17日午前の日経平均株価は反落し、前日比64円55銭(0.24%)安の2万7395円85銭だった。前日に相場が大幅に上昇した反動が出やすかったほか、ウクライナ情勢を巡る地政学リスクも重荷となった。
16日のNYダウは反落し、54ドル安となった。ロシアがウクライナ国境付近から軍の一部撤収や対話姿勢を強調する一方、各国が「軍の増強を継続している」と指摘し、ウクライナ情勢を巡る懸念から下げ幅を340ドルあまりに広げる場面があった。ただ、1月25~26日開催の連邦公開市場委員会(FOMC)議事録が懸念されたほどタカ派的ではないと受け止められ、引けにかけて買い戻しが入った。
日経平均は28円安からスタートした。寄り付き後、ウクライナ情勢を見極めたいとの思惑などからマイナス圏でもみ合う展開が続いた。下げ幅は一時150円を超えた。トヨタをはじめとした自動車株に加えて、銀行株や保険株などの一角が軟調に推移した。
ウクライナ情勢を巡っては米国と欧州はロシアに対する警戒感を緩めておらず、北大西洋条約機構(NATO)は16日に欧州東部の防衛力と抑止力の強化で合意した。16日の東京市場ではいったん過度な警戒感が後退して相場をけん引したものの、「ウクライナ問題の解決に向けた明確な進展がみられない限りは、相場の重荷になり続ける」との声は多い。
一方で下値は堅かった。前日公表の1月開催分の米連邦公開市場委員会(FOMC)の議事要旨では一段と金融引き締めに積極的なタカ派寄りの内容は確認できず、投資家の警戒感が和らいだことが支えになった。
JPX日経インデックス400と東証株価指数(TOPIX)は反落した。
前引け時点の東証1部の売買代金は概算で1兆3180億円、売買高は5億1852万株だった。
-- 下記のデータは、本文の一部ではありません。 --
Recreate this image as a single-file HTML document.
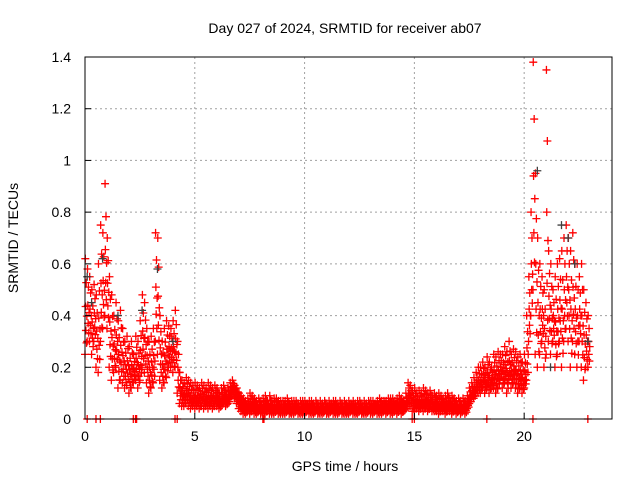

東証1部の値下がり銘柄数は1260、値上がりは777、変わらずは143だった。
業種別株価指数(33業種)は倉庫・運輸関連業、サービス業、輸送用機器などが下落。上昇は鉱業、空運業、海運業など。
個別では、キーエンスやベイカレントが4%超、リクルートHDが5%の下落。米10年物国債利回りが2%台を維持しており、値がさグロース(成長)株の一角で軟調ぶりが目立つ。その他では川崎船やソフトバンクGが小安く、トヨタ自はさえない。また、乾汽船や近鉄エクス、配当・株主優待権利落ちのあさひなどが東証1部下落率上位に顔を出している。
ジェイテクト、カシオやリクルートも売られた。
一方、売買代金トップの郵船は2%超上昇し、商船三井も堅調。1月の海上コンテナ輸送が好調だったと伝わっている。レーザーテックや東エレク、任天堂は小じっかり。日立は前日開催したスモールミーティングの内容が好感されて4%超の上昇。また、日本金属などが東証1部上昇率上位に顔を出している。神戸鋼、大平金、三菱商が買われた。
東証2部指数は前日比3.39ポイント安の7216.19ポイントと反落した。
出来高は5408万株。値上がり銘柄数は164、値下がり銘柄数は167となった。
個別ではSTIフードホールディングス、サイオス、テクノマセマティカル、児玉化学工業、AIメカテックなど7銘柄が昨年来安値を更新。ヒラノテクシード、青山財産ネットワークス、パシフィックネット、ユニバンス、MCJが売られた。
一方、加地テック、フレンドリーがストップ高。中国工業、リスクモンスター、宮入バルブ製作所、テラプローブ、ツインバード工業が買われた。